In January 2015, Marvel revealed that main cast members Hayley Atwell, James D'Arcy, Chad Michael Murray, Enver Gjokaj, and Shea Whigham would star as Peggy Carter, Edwin Jarvis, Jack Thompson, Daniel Sousa, and Roger Dooley, respectively. It was also revealed that the guest cast for the episode would include Lyndsy Fonseca as Angie Martinelli, Alexander Carroll as Agent Yauch, Dominic Cooper as Howard Stark, Bridget Regan as Dottie Underwood, Benita Robledo as Carol, Meagan Holder as Vera, Joanna Strepp as Gloria, John Bishop as Frank, Tim de Zarn as George, Billy Malone as "large" smuggler, Jeremy Timmins as "larger" smuggler, Chad Danshaw as thug, Jack Conley as Colonel Ernst Mueller, Kevin Cotteleer as Alex Doobin, Gregory Sporleder as Otto Mink, Jim Palmer as goon, Tim Garris as hoodlum, Stan Lee as man (next to Stark) and Sarah Schreiber as Lorraine. However, Carroll, Robledo, Holder, Strepp, de Zarn, Malone, Timmins, Danshaw, Cotteleer, Palmer, Garris, Lee, and Schreiber did not receive guest star credit in the episode. Fonseca, Carroll, Cooper, Regan, and Robledo all reprise their roles from earlier in the series. Lee's appearance is just one of many cameo appearances he has made in MCU projects.

===Design===
For the "seedy underworld" smugglers depicted in the episode, series costume designer Giovanna Ottobre-Melton "designed a 2-piece utility-style dress so popular in the 1940s and perfect for a mission. The outfit was constructed in teal wool gabardine with a 1/4" chalk pinstripe accented trimmed with crème-colored rayon crepe trim on the collar and a two-tone belt with a brown leather buckle. The buttons were grey mother of pearl shank style." With the return of Stark, now permanently on the run from the government, Ottobre-Melton decided that he wouldn't wear a tie, like most men during the time, and would also go for casual shirts, along with "a custom-made two-tone loafer jacket of grey merino wool and black and grey wool check" and "vintage black gabardine pants." To illustrate the difference between Carter (whose "wardrobe is sophisticated, tailored and [uses] saturated colors") and Underwood, Ottobre-Melton gave the latter "an unstructured softness to her look with bits of lace and floral embroidery ... In this episode, she wore a blouse constructed in crème rayon crepe detailed with pleated detail and lace, for another feminine but modest look."

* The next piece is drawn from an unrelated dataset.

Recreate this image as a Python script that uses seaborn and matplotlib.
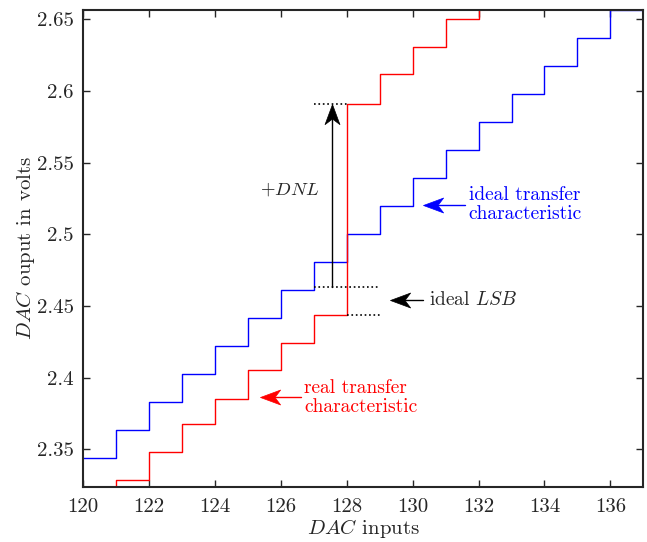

===Marvel Cinematic Universe tie-ins===
The titular Blitzkrieg Button is a device containing a vial of Steve Rogers's blood from Project Rebirth, which has been sought after by the government since Captain America: The First Avenger for its Super Soldier properties.

==Release==
"The Blitzkrieg Button" was first aired in the on ABC in the United States and CTV in Canada on January 27, 2015.

The episode was released on Blu-ray and DVD along with the rest of the first season on September 18, 2015, as an Amazon exclusive in the U.S. "The Blitzkrieg Button" debuted on Hulu on November 29, 2017, after it acquired the exclusive streaming rights to the series, and was made available on Disney+ at launch, on November 12, 2019, along with the rest of the series.

==Reception==
===Ratings===
In the United States the episode received a 1.3/4 percent share among adults between the ages of 18 and 49, meaning that it was seen by 1.3 percent of all households, and 4 percent of all of those watching television at the time of the broadcast. It was watched by 4.63 million viewers. The Canadian broadcast gained 1.96 million viewers, the third highest for that day and the tenth highest for the week.